In coordination chemistry, Tm is an abbreviation for anionic tridentate ligand based on three imidazole-2-thione groups bonded to a borohydride center. They are examples of scorpionate ligands.  Various ligands in this family are known, differing in what substituents are on the imidazoles. The most common is TmMe, which has a methyl group on the nitrogen. It is easily prepared by the reaction of molten methimazole (1-methylimidazole-2-thione) with sodium borohydride, giving the sodium salt of the ligand.  Salts of the TmMe anion are known also for lithium and potassium. Other alkyl- and aryl-group variations are likewise named TmR according to those groups.

Ligand characteristics, comparison with Tp−
The TmMe anion is a tridentate, tripodal ligand topologically similar to the more common Tp ligands, but the two classes of ligands differ in several ways.  TmMe has three "soft" sulfur donor atoms, whereas Tp− has three nitrogen donor atoms.
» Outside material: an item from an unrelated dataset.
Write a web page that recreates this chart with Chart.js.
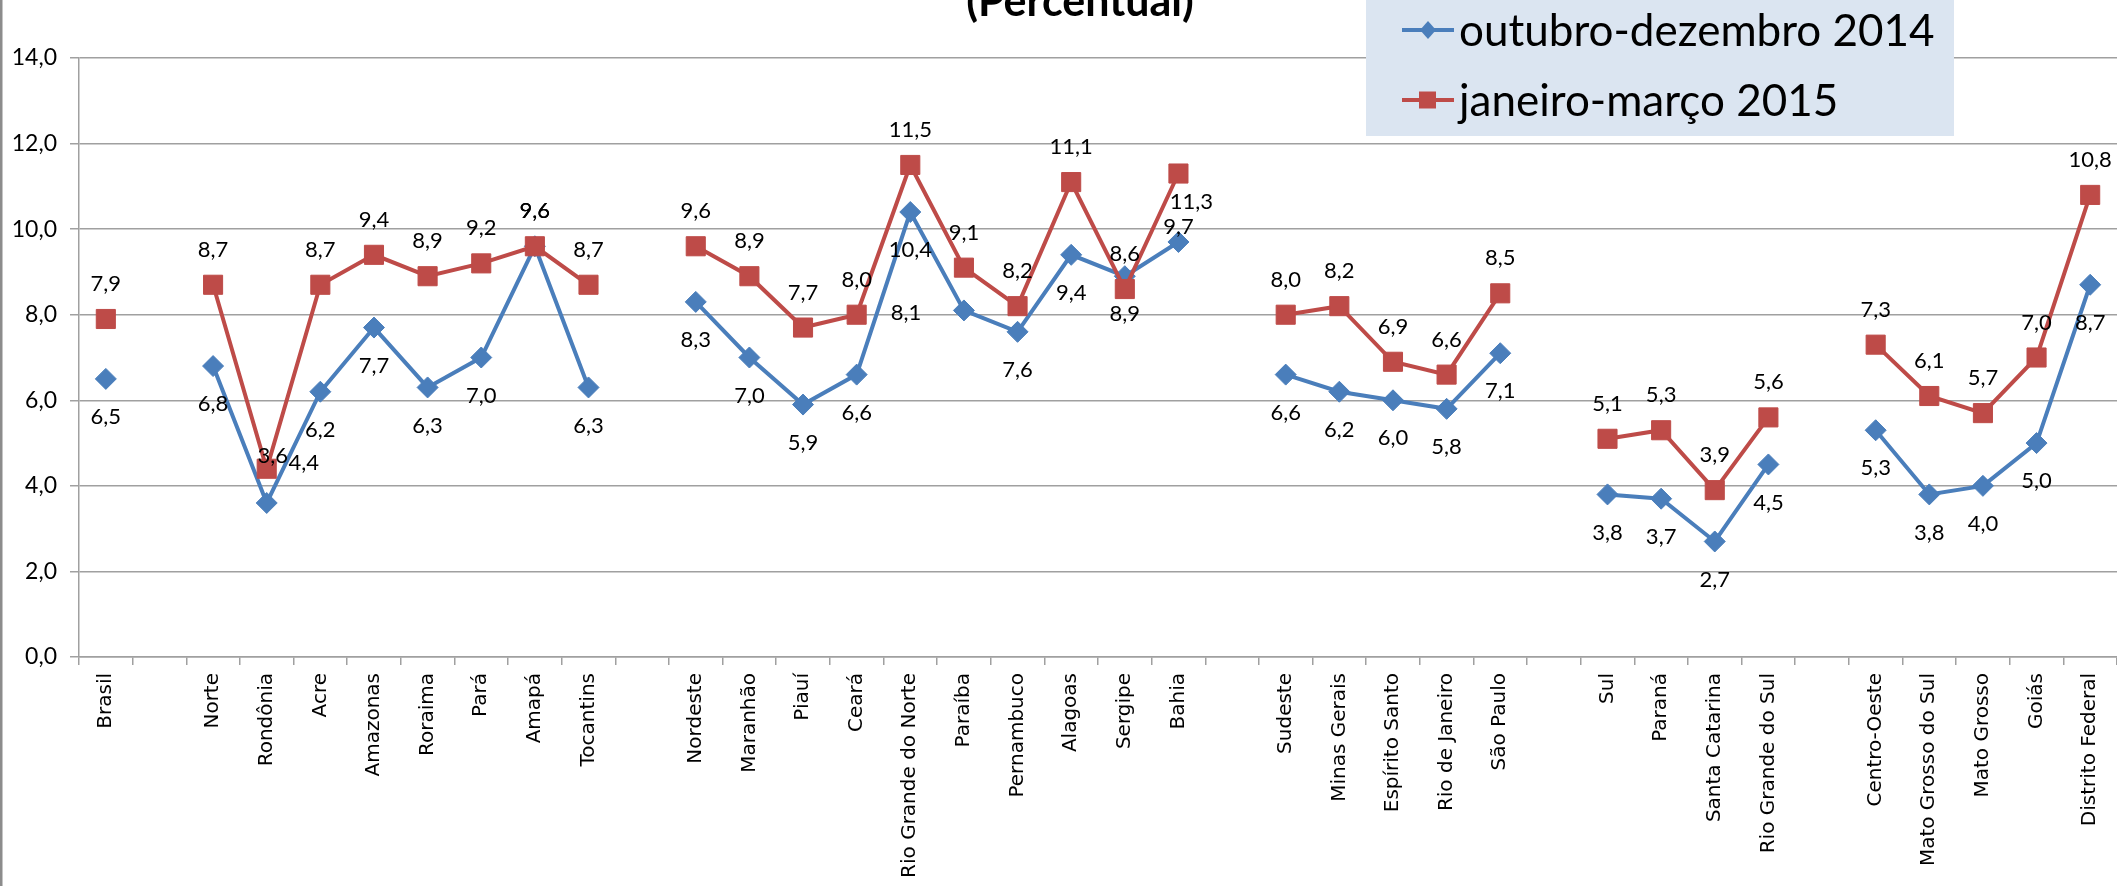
<!DOCTYPE html>
<html lang="pt-BR">
<head>
  <meta charset="UTF-8">
  <title>Taxa de desocupação (Percentual)</title>
  <script src="https://cdn.jsdelivr.net/npm/chart.js"></script>
  <style>
    html, body { margin: 0; padding: 0; background: #fff; overflow: hidden; }
    #wrap { position: relative; width: 2117px; height: 886px; }
  </style>
</head>
<body>
  <div id="wrap"><canvas id="chart"></canvas></div>

  <script>
    // Brasil, regions and states ('' = empty slot between regions)
    const categories = [
      'Brasil', '',
      'Norte', 'Rondônia', 'Acre', 'Amazonas', 'Roraima', 'Pará', 'Amapá', 'Tocantins', '',
      'Nordeste', 'Maranhão', 'Piauí', 'Ceará', 'Rio Grande do Norte', 'Paraíba', 'Pernambuco', 'Alagoas', 'Sergipe', 'Bahia', '',
      'Sudeste', 'Minas Gerais', 'Espírito Santo', 'Rio de Janeiro', 'São Paulo', '',
      'Sul', 'Paraná', 'Santa Catarina', 'Rio Grande do Sul', '',
      'Centro-Oeste', 'Mato Grosso do Sul', 'Mato Grosso', 'Goiás', 'Distrito Federal'
    ];
    const outDez2014 = [
      6.5, null,
      6.8, 3.6, 6.2, 7.7, 6.3, 7.0, 9.6, 6.3, null,
      8.3, 7.0, 5.9, 6.6, 10.4, 8.1, 7.6, 9.4, 8.9, 9.7, null,
      6.6, 6.2, 6.0, 5.8, 7.1, null,
      3.8, 3.7, 2.7, 4.5, null,
      5.3, 3.8, 4.0, 5.0, 8.7
    ];
    const janMar2015 = [
      7.9, null,
      8.7, 4.4, 8.7, 9.4, 8.9, 9.2, 9.6, 8.7, null,
      9.6, 8.9, 7.7, 8.0, 11.5, 9.1, 8.2, 11.1, 8.6, 11.3, null,
      8.0, 8.2, 6.9, 6.6, 8.5, null,
      5.1, 5.3, 3.9, 5.6, null,
      7.3, 6.1, 5.7, 7.0, 10.8
    ];
    const seriesNames = ['outubro-dezembro 2014', 'janeiro-março 2015'];
    const yMin = 0, yMax = 14, yStep = 2;

    const BLUE = '#4a7ebb';
    const RED = '#be4b48';
    const GRID = '#a0a0a0';

    // value labels: blue goes below, red above, except where the original moved them
    const labelShift = [
      { 3: [6, -47], 8: [0, -35], 16: [-58, 2], 20: [0, -15] },
      { 3: [37, -6], 20: [13, 28] }
    ];
    const defaultShift = [[0, 38], [0, -35]];

    const fmt = v => v.toFixed(1).replace('.', ',');

    const valueLabels = {
      id: 'valueLabels',
      afterDatasetsDraw(chart) {
        const ctx = chart.ctx;
        ctx.save();
        ctx.font = '22px Lato';
        ctx.fillStyle = '#000';
        ctx.textAlign = 'center';
        ctx.textBaseline = 'middle';
        chart.data.datasets.forEach((ds, d) => {
          const meta = chart.getDatasetMeta(d);
          ds.data.forEach((v, i) => {
            if (v === null) return;
            const pt = meta.data[i];
            const s = labelShift[d][i] || defaultShift[d];
            ctx.fillText(fmt(v), pt.x + s[0], pt.y + s[1]);
          });
        });
        ctx.restore();
      }
    };

    const decorations = {
      id: 'decorations',
      afterDraw(chart) {
        const ctx = chart.ctx;
        ctx.save();
        // outer frame edge on the left
        ctx.fillStyle = '#8c8c8c';
        ctx.fillRect(0, 0, 2.5, chart.height);

        // title, cut by the top of the picture
        ctx.fillStyle = '#000';
        ctx.font = 'bold 43px Lato';
        ctx.textAlign = 'center';
        ctx.textBaseline = 'alphabetic';
        ctx.fillText('(Percentual)', 1080, 16);

        // legend box
        ctx.fillStyle = '#dbe5f1';
        ctx.fillRect(1366, 0, 588, 136);
        const rows = [
          { y: 30, color: BLUE, marker: 'diamond', text: seriesNames[0] },
          { y: 100, color: RED, marker: 'square', text: seriesNames[1] }
        ];
        rows.forEach(r => {
          ctx.strokeStyle = r.color;
          ctx.lineWidth = 4;
          ctx.beginPath();
          ctx.moveTo(1402, r.y);
          ctx.lineTo(1454, r.y);
          ctx.stroke();
          ctx.fillStyle = r.color;
          ctx.beginPath();
          if (r.marker === 'diamond') {
            ctx.moveTo(1428, r.y - 9);
            ctx.lineTo(1436, r.y);
            ctx.lineTo(1428, r.y + 9);
            ctx.lineTo(1420, r.y);
            ctx.closePath();
          } else {
            ctx.rect(1419, r.y - 8.5, 17, 17);
          }
          ctx.fill();
          ctx.fillStyle = '#000';
          ctx.font = '44px Lato';
          ctx.textAlign = 'left';
          ctx.textBaseline = 'middle';
          ctx.fillText(r.text, 1459, r.y + 2);
        });
        ctx.restore();
      }
    };

    new Chart(document.getElementById('chart'), {
      type: 'line',
      data: {
        labels: categories,
        datasets: [
          {
            label: seriesNames[0],
            data: outDez2014,
            borderColor: BLUE,
            backgroundColor: BLUE,
            borderWidth: 4,
            pointStyle: 'rectRot',
            pointRadius: 10.5,
            pointBorderWidth: 1,
            pointBackgroundColor: BLUE,
            pointBorderColor: BLUE,
            tension: 0,
            spanGaps: false,
            clip: false,
            order: 2
          },
          {
            label: seriesNames[1],
            data: janMar2015,
            borderColor: RED,
            backgroundColor: RED,
            borderWidth: 4,
            pointStyle: 'rect',
            pointRadius: 13.5,
            pointBorderWidth: 1,
            pointBackgroundColor: RED,
            pointBorderColor: RED,
            tension: 0,
            spanGaps: false,
            clip: false,
            order: 1
          }
        ]
      },
      options: {
        responsive: true,
        maintainAspectRatio: false,
        devicePixelRatio: 1,
        animation: false,
        layout: {
          autoPadding: false,
          padding: { top: 58, right: 0, bottom: 0, left: 0 }
        },
        plugins: {
          legend: { display: false },
          tooltip: { enabled: false }
        },
        scales: {
          x: {
            offset: true,
            afterFit(scale) {
              scale.height = 229;
              scale.paddingLeft = 0;
              scale.paddingRight = 0;
            },
            grid: {
              offset: true,
              drawOnChartArea: false,
              tickLength: 8,
              color: GRID,
              lineWidth: 1.5
            },
            border: { color: GRID, width: 1.5 },
            ticks: {
              autoSkip: false,
              minRotation: 90,
              maxRotation: 90,
              padding: 8,
              color: '#000',
              font: { family: 'DejaVu Sans', size: 20 }
            }
          },
          y: {
            min: yMin,
            max: yMax,
            afterFit(scale) { scale.width = 79; },
            grid: { color: GRID, lineWidth: 1.5, tickLength: 9 },
            border: { color: GRID, width: 1.5 },
            ticks: {
              stepSize: yStep,
              padding: 13,
              color: '#000',
              font: { family: 'Lato', size: 23 },
              callback: v => fmt(v)
            }
          }
        }
      },
      plugins: [valueLabels, decorations]
    });
  </script>
</body>
</html>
The thioamide sulfur is highly basic, as found for other thioureas.  The TmR anion simulates the environment provided by three facial thiolate ligands but without the 3- charge of a facial trithiolate.

The large 8-membered SCNBNCSM chelate rings in M(TmMe) complexes are more flexible than the 6-membered CNBNCM rings in M(Tp) complexes.  This flexibility enables the formation of boron-metal bonds, after loss of the B-H bond.  This degradation of the coordinated TmMe anion gives a dehydrogenated boranamide B(mt)3 where mt = methimazolate.